What exactly makes “Fame” alumna Debbie Allen qualified to direct a Broadway revivial of “Cat on a Hot Tin Roof”?  Her directing experience includes only a handful of musical projects.  And while “Cat” is one of Tennessee Williams’ most engrossing dramas, it is hard to pull off.

Is this the result of nepotism?  Allen is the sister of Phylicia Rashad, who plays Big Mama.  The show was supposed to be directed by Kenny Leon and star Audra MacDonald.  Rumor has it that the producer wanted an actress with more celebrity, which effectively ruined the original creative team.  Debbie Allen’s staging is terrible.  Just plain awful and amateurish.  This production is poorly executed.

Allen treats the drama like a television sitcom, overemphasizing the humor at the expense of subtlety.  And when we reach a monlogue, Allen awkwardly puts a spotlight on the actor and dims the light on everyone else.  The bedroom is unnecessarily cluttered with countless pieces of furniture.  And why is there a saxophone player in the audience?
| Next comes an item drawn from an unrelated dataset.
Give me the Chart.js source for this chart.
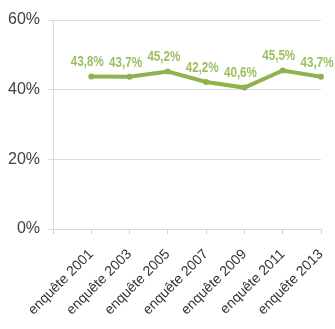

Anika Noni Rose is 35 years old, but looks 22 and far too pure and prim to credibly play a rough gal like Maggie the Cat.  Clad in a hot yellow dress displaying ample cleavage, she looks more like a model than a character who grew up in poverty.

Terrence Howard is horrible as Brick.  We would say his acting is as wooden as the character’s crutch, but here the crutch is made of titanium.  Allen has reset the play, which premiered in 1955, into the present.  Again, not a bad idea, but she awkwardly messes traditional and modern designs together.

So where does this leave pros like James Earl Jones and Phylicia Rashad?  Their wasted talent goes down the toilet, which is where this revival belongs.

Just announced: Terrence Howard will not be appearing from April 15 – May 4.  He will be replaced by Boris Kodjoe.

Miss NJ:   First, I saw this in previews.  Second, I had never seen this play before, not even the television version with Marlon Brando and Elizabeth Taylor, so I knew nothing about the story or anything when I saw it.  

It wasn’t great but it wasn’t as bad as all this.  Anika was pretty good as Maggie, she just talked too fast and her dialogue got lost frequently.  I found Phylicia’s Southern accent annoying after a while.  She was the only one to do an accent and it became distracting, particularly in her exchanges with James Earl Jones.  I will agree that the pacing of the play does make it hard to really appreciate what is actually happening since alot of the real drama in the storyline is implied rather than said.  As for Terrence, he was weak, but given the directing I think he did what he could. 

Supposedly, Debbie is planning to direct all of Tenessee Williams’ plays with all-Black casts.  I’m willing to wait and see how the others look before passing judgment on her directing abilities.  Overall, I give it two and half stars.